On Tue, Dec 03, 2013 at 11:56:07AM +0100, Andres Freund wrote:
> On 2013-12-03 00:47:07 -0500, Noah Misch wrote:
> > On Sat, Nov 30, 2013 at 01:06:09AM +0000, Alvaro Herrera wrote:
> > > Fix a couple of bugs in MultiXactId freezing
> > >
> > > Both heap_freeze_tuple() and heap_tuple_needs_freeze() neglected to look
> > > into a multixact to check the members against cutoff_xid.
> >
> > > ! /*
> > > ! * This is a multixact which is not marked LOCK_ONLY, but which
> > > ! * is newer than the cutoff_multi. If the update_xid is below the
> > > ! * cutoff_xid point, then we can just freeze the Xmax in the
> > > ! * tuple, removing it altogether. This seems simple, but there
> > > ! * are several underlying assumptions:
> > > ! *
> > > ! * 1. A tuple marked by an multixact containing a very old
> > > ! * committed update Xid would have been pruned away by vacuum; we
> > > ! * wouldn't be freezing this tuple at all.
> > > ! *
> > > ! * 2. There cannot possibly be any live locking members remaining
> > > ! * in the multixact. This is because if they were alive, the
> > > ! * update's Xid would had been considered, via the lockers'
> > > ! * snapshot's Xmin, as part the cutoff_xid.
> >
> > READ COMMITTED transactions can reset MyPgXact->xmin between commands,
> > defeating that assumption; see SnapshotResetXmin(). I have attached an
> > isolationtester spec demonstrating the problem.
>
> Any idea how to cheat our way out of that one given the current way
> heap_freeze_tuple() works (running on both primary and standby)? My only
> idea was to MultiXactIdWait() if !InRecovery but that's extremly grotty.
> We can't even realistically create a new multixact with fewer members
> with the current format of xl_heap_freeze.

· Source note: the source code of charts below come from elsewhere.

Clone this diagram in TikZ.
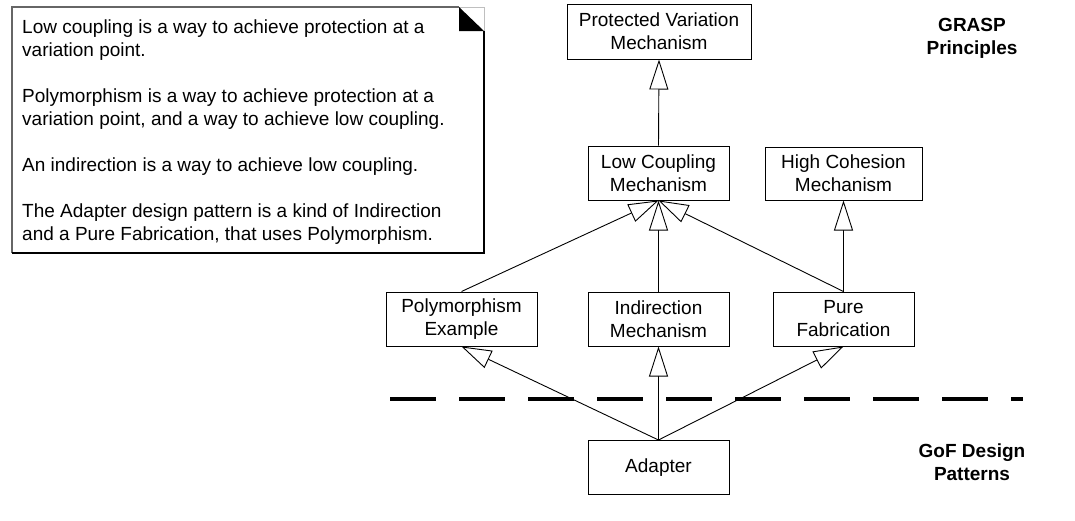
\documentclass[tikz,border=0pt]{standalone}
\usepackage{fontspec}
\setmainfont{Liberation Sans}
\usetikzlibrary{arrows.meta}
\tikzset{
  txt/.style={font=\fontsize{19}{23}\selectfont},
  box/.style={draw=black, line width=1pt, rectangle, inner sep=0pt, align=center, txt},
  lbl/.style={inner sep=0pt, align=center, font=\fontsize{19}{23}\selectfont\bfseries},
  gen/.style={line width=0.9pt, -{Triangle[length=30pt,width=19pt,fill=white]}},
  sep/.style={line width=4pt, dash pattern=on 46pt off 23pt}
}
\begin{document}
\begin{tikzpicture}[x=1pt,y=-1pt, line join=miter]
\useasboundingbox (0,0) rectangle (1075,520);
% note
\draw[black!60, line width=1.1pt] (12,253) -- (12,7) -- (459,7);
\draw[black!25, line width=1pt] (459,7) -- (484,7) -- (484,31);
\draw[black, line width=1.1pt] (484,31) -- (484,253) -- (12,253);
\fill[black] (459,7) -- (459,31) -- (484,31) -- cycle;
\node[txt, anchor=north west, inner sep=0pt, align=left] (note) at (22,17.5)
 {\strut Low coupling is a way to achieve protection at a\\
  variation point.\\[23pt]
  Polymorphism is a way to achieve protection at a\\
  variation point, and a way to achieve low coupling.\\[23pt]
  An indirection is a way to achieve low coupling.\\[23pt]
  The Adapter design pattern is a kind of Indirection\\
  and a Pure Fabrication, that uses Polymorphism.};
% boxes
\node[box, minimum width=184pt, minimum height=55pt] (pv) at (659,31.5) {Protected Variation\\Mechanism};
\node[box, minimum width=141pt, minimum height=54pt] (lc) at (658.5,173) {Low Coupling\\Mechanism};
\node[box, minimum width=157pt, minimum height=53pt] (hc) at (843.5,173.5) {High Cohesion\\Mechanism};
\node[box, minimum width=151pt, minimum height=54pt] (pe) at (461.5,319) {Polymorphism\\Example};
\node[box, minimum width=141pt, minimum height=54pt] (im) at (658.5,319) {Indirection\\Mechanism};
\node[box, minimum width=141pt, minimum height=54pt] (pf) at (843.5,319) {Pure\\Fabrication};
\node[box, minimum width=141pt, minimum height=54pt] (ad) at (658.5,467.5) {Adapter};
% labels
\node[lbl] (grasp) at (972,38.5) {GRASP\\Principles};
\node[lbl] (gof) at (972,462) {GoF Design\\Patterns};
% separator
\coordinate (dl) at (390,399);
\coordinate (dr) at (1023,399);
\draw[sep] (dl) -- (dr);
% connectors
\draw[gen] (lc.north) -- (pv.south);
\draw[gen] (pe.north) -- (lc.south);
\draw[gen] (pf.north) -- (lc.south);
\draw[gen] (im.north) -- (lc.south);
\draw[gen] (pf.north) -- (hc.south);
\draw[gen] (ad.north) -- (pe.south);
\draw[gen] (ad.north) -- (pf.south);
\draw[gen] (ad.north) -- (im.south);
\end{tikzpicture}
\end{document}
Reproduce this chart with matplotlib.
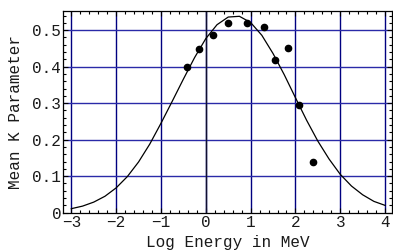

Perhaps set HEAP_XMAX_LOCK_ONLY on the tuple? We'd then ensure all update XID
consumers check HEAP_XMAX_IS_LOCKED_ONLY() first, much like xmax consumers are
already expected to check HEAP_XMAX_INVALID first. Seems doable, albeit yet
another injection of complexity.

> > The test spec additionally
> > covers a (probably-related) assertion failure, new in 9.3.2.
>
> Too bad it's too late to do anthing about it for 9.3.2. :(. At least the
> last seems actually unrelated, I am not sure why it's 9.3.2
> only. Alvaro, are you looking?

(For clarity, the other problem demonstrated by the test spec is also a 9.3.2
regression.)

> > That was the only concrete runtime problem I found during a study of the
> > newest heap_freeze_tuple() and heap_tuple_needs_freeze() code.
>
> I'd even be interested in fuzzy problems ;). If 9.3. wouldn't have been
> released the interactions between cutoff_xid/multi would have caused me
> to say "back to the drawing" board... I'm not suprised if further things
> are lurking there.

heap_freeze_tuple() of 9.2 had an XXX comment about the possibility of getting
spurious lock contention due to wraparound of the multixact space. The
comment is gone, and that mechanism no longer poses a threat. However, a
non-wrapped multixact containing wrapped locker XIDs (we don't freeze locker
XIDs, just updater XIDs) may cause similar spurious contention.

> + /*
> + * The multixact has an update hidden within. Get rid of it.
> + *
> + * If the update_xid is below the cutoff_xid, it necessarily
> + * must be an aborted transaction. In a primary server, such
> + * an Xmax would have gotten marked invalid by
> + * HeapTupleSatisfiesVacuum, but in a replica that is not
> + * called before we are, so deal with it in the same way.
> + *
> + * If not below the cutoff_xid, then the tuple would have been
> + * pruned by vacuum, if the update committed long enough ago,
> + * and we wouldn't be freezing it; so it's either recently
> + * committed, or in-progress. Deal with this by setting the
> + * Xmax to the update Xid directly and remove the IS_MULTI
> + * bit. (We know there cannot be running lockers in this
> + * multi, because it's below the cutoff_multi value.)
> + */
> +
> + if (TransactionIdPrecedes(update_xid, cutoff_xid))
> + {
> + Assert(InRecovery || TransactionIdDidAbort(update_xid));
> + freeze_xmax = true;
> + }
> + else
> + {
> + Assert(InRecovery || !TransactionIdIsInProgress(update_xid));

This assertion is at odds with the comment, but the assertion is okay for now.
If the updater is still in progress, its OldestMemberMXactId[] entry will have
held back cutoff_multi, and we won't be here. Therefore, if we get here, the
tuple will always be HEAPTUPLE_RECENTLY_DEAD (recently-committed updater) or
HEAPTUPLE_LIVE (aborted updater, recent or not).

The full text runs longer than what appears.